■ **Available data**:
↓↓↓
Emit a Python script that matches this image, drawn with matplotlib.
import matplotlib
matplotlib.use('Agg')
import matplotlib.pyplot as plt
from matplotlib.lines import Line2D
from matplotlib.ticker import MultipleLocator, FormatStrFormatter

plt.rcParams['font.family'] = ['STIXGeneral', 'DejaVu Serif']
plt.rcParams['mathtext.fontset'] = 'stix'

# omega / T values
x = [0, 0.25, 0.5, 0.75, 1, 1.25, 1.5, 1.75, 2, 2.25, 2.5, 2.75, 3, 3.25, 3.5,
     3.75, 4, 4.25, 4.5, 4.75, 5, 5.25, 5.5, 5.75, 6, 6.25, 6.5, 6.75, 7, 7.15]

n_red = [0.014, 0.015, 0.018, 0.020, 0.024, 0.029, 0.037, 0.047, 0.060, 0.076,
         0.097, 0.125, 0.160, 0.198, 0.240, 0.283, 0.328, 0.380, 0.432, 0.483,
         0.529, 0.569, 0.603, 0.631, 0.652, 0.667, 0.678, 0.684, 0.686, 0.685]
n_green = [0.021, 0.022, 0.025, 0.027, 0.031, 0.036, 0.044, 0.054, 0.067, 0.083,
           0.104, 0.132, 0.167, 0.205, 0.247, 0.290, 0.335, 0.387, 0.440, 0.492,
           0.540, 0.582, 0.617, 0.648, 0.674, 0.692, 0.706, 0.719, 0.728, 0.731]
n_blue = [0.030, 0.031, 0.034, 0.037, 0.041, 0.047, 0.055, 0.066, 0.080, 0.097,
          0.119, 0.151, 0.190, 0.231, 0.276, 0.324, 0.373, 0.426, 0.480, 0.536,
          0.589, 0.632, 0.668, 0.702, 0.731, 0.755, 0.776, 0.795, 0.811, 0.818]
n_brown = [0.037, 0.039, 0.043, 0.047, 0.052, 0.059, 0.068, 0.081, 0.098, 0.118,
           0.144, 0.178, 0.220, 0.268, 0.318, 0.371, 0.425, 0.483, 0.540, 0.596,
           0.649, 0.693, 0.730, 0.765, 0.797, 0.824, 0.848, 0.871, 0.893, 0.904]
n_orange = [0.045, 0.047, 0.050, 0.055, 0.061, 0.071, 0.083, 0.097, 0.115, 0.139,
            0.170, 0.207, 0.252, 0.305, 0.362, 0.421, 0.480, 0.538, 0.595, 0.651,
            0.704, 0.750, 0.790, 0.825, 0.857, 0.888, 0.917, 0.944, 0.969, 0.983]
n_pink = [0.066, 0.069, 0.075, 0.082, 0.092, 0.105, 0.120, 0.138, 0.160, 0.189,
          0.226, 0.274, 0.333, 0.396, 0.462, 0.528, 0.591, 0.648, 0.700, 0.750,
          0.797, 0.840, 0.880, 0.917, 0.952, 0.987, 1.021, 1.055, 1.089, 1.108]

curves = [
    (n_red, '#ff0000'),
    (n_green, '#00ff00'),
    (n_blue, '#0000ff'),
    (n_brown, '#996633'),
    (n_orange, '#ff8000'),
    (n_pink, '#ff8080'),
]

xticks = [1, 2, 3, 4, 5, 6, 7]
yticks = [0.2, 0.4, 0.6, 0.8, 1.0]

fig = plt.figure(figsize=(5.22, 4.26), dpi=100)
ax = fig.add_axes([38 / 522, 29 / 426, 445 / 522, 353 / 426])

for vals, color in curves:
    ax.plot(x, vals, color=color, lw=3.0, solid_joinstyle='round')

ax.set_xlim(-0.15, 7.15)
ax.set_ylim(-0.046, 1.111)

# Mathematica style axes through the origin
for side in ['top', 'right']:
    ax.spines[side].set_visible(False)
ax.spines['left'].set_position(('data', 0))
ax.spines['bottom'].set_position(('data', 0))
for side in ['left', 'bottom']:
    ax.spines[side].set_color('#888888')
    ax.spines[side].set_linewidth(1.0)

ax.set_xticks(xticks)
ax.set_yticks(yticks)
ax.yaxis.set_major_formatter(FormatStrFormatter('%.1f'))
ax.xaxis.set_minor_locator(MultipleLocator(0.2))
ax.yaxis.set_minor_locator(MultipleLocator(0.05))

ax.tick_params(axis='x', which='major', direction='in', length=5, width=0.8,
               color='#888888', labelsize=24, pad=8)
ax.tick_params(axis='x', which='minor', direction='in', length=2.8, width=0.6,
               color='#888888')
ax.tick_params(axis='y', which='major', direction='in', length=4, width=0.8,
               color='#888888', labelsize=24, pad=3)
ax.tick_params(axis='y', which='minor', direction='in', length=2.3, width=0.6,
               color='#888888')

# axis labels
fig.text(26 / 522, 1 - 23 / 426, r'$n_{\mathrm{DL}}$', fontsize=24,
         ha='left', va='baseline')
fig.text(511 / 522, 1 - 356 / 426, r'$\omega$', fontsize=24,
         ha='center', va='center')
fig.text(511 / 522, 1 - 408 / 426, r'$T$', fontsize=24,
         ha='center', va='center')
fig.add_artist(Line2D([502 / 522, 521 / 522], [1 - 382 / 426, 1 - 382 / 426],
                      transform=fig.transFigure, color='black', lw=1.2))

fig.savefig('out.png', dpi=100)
↑↑↑
↓↓↓
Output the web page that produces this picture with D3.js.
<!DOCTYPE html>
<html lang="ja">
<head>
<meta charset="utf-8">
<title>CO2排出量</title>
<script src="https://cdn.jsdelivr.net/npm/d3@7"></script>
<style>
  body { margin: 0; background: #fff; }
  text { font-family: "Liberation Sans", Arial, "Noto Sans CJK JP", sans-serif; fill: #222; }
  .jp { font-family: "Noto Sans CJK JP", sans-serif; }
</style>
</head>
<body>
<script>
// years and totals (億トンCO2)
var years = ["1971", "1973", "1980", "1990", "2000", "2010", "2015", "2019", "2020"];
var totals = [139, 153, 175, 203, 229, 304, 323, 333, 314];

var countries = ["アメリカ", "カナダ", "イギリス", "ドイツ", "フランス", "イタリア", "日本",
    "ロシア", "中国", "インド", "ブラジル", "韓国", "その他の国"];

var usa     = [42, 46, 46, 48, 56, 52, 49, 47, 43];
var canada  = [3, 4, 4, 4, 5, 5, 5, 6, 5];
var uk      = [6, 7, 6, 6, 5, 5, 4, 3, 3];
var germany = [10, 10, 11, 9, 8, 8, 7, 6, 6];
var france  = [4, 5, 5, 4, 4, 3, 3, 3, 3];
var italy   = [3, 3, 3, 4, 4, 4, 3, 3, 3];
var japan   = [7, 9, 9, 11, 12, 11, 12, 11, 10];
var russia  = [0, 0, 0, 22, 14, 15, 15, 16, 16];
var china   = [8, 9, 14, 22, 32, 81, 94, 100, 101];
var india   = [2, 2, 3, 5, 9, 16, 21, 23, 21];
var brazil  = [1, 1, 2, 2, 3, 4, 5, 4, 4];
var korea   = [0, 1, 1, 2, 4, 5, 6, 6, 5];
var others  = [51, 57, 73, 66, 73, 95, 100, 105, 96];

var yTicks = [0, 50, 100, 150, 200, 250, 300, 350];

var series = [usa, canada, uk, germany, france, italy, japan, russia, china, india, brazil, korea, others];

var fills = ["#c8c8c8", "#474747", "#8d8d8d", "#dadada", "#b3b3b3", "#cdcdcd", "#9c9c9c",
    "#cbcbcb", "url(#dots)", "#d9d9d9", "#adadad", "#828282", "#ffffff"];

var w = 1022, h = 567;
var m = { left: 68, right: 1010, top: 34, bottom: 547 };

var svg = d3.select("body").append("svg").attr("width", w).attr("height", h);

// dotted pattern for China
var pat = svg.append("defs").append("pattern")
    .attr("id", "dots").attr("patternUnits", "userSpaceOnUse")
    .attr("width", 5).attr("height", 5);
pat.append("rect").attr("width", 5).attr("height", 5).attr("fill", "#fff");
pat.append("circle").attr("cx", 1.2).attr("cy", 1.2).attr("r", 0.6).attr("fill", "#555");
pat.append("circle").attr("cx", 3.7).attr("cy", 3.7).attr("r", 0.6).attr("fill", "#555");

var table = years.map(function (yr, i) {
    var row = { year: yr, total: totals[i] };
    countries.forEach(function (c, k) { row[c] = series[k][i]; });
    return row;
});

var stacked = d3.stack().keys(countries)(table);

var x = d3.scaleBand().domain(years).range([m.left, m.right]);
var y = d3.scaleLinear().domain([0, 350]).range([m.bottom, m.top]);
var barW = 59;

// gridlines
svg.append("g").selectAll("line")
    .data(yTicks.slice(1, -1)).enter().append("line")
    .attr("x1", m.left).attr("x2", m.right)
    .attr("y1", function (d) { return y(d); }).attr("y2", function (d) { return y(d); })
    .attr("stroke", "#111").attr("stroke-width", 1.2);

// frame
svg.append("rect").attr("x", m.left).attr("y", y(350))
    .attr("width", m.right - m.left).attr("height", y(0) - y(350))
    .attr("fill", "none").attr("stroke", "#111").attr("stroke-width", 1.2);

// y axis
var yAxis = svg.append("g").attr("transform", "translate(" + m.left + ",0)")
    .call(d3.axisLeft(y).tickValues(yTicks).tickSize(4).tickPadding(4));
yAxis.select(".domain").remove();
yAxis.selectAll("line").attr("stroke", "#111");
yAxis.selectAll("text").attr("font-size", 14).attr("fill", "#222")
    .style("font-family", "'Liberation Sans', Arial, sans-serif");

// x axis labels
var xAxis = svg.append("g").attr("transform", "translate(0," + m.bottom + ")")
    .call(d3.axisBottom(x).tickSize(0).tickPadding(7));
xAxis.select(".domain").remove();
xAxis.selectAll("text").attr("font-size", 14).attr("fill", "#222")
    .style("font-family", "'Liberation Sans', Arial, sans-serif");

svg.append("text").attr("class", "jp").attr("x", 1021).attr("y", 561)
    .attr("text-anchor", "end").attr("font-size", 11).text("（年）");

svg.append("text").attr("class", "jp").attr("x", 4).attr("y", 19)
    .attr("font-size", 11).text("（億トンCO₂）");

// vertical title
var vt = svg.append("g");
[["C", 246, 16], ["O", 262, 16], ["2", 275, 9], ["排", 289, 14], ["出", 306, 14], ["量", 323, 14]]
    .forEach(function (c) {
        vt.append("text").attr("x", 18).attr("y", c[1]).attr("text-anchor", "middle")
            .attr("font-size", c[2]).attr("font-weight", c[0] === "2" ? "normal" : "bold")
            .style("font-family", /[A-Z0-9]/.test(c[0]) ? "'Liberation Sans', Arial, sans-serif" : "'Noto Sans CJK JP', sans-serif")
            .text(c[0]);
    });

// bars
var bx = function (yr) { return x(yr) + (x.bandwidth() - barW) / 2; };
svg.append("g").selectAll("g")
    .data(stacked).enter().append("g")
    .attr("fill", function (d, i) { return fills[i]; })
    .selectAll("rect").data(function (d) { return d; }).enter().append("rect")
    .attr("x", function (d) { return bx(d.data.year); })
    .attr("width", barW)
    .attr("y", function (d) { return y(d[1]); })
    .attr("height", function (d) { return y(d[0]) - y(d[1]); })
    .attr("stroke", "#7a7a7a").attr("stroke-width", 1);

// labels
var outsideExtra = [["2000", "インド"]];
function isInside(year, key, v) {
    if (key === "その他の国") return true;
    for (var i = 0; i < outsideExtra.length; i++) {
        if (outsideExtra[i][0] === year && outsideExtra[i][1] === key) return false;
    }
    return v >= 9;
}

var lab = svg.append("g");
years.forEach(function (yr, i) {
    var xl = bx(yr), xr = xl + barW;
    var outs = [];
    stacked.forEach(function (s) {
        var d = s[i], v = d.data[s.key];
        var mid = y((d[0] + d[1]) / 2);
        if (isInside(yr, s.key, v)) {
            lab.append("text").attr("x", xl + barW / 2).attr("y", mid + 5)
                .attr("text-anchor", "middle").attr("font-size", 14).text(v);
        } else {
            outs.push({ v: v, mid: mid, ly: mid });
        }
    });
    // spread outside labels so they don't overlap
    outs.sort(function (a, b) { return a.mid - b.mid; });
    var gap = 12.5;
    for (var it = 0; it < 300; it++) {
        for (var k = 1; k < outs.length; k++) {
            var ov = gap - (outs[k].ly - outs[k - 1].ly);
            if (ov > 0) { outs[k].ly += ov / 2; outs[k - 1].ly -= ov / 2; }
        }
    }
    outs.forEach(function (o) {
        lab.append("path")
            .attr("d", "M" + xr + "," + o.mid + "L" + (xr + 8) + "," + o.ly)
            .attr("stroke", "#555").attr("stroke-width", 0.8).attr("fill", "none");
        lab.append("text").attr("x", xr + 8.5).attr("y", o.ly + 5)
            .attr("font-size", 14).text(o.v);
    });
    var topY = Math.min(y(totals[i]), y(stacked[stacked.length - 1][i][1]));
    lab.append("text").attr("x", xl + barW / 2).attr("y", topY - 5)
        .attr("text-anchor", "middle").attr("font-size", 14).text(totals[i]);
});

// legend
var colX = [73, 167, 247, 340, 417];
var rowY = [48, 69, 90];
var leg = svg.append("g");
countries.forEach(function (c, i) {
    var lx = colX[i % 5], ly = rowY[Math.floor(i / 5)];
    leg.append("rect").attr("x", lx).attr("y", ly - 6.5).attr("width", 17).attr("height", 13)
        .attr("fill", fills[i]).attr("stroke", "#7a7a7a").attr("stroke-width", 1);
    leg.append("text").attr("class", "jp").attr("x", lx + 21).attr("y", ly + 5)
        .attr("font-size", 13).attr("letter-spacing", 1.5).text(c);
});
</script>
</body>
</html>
↑↑↑
■ **Exercise requirements**: Keep only the lines that hold the string "this", and copy them out.

■ **Task result**:
Emit a Python script that matches this image, drawn with matplotlib.
Output the web page that produces this picture with D3.js.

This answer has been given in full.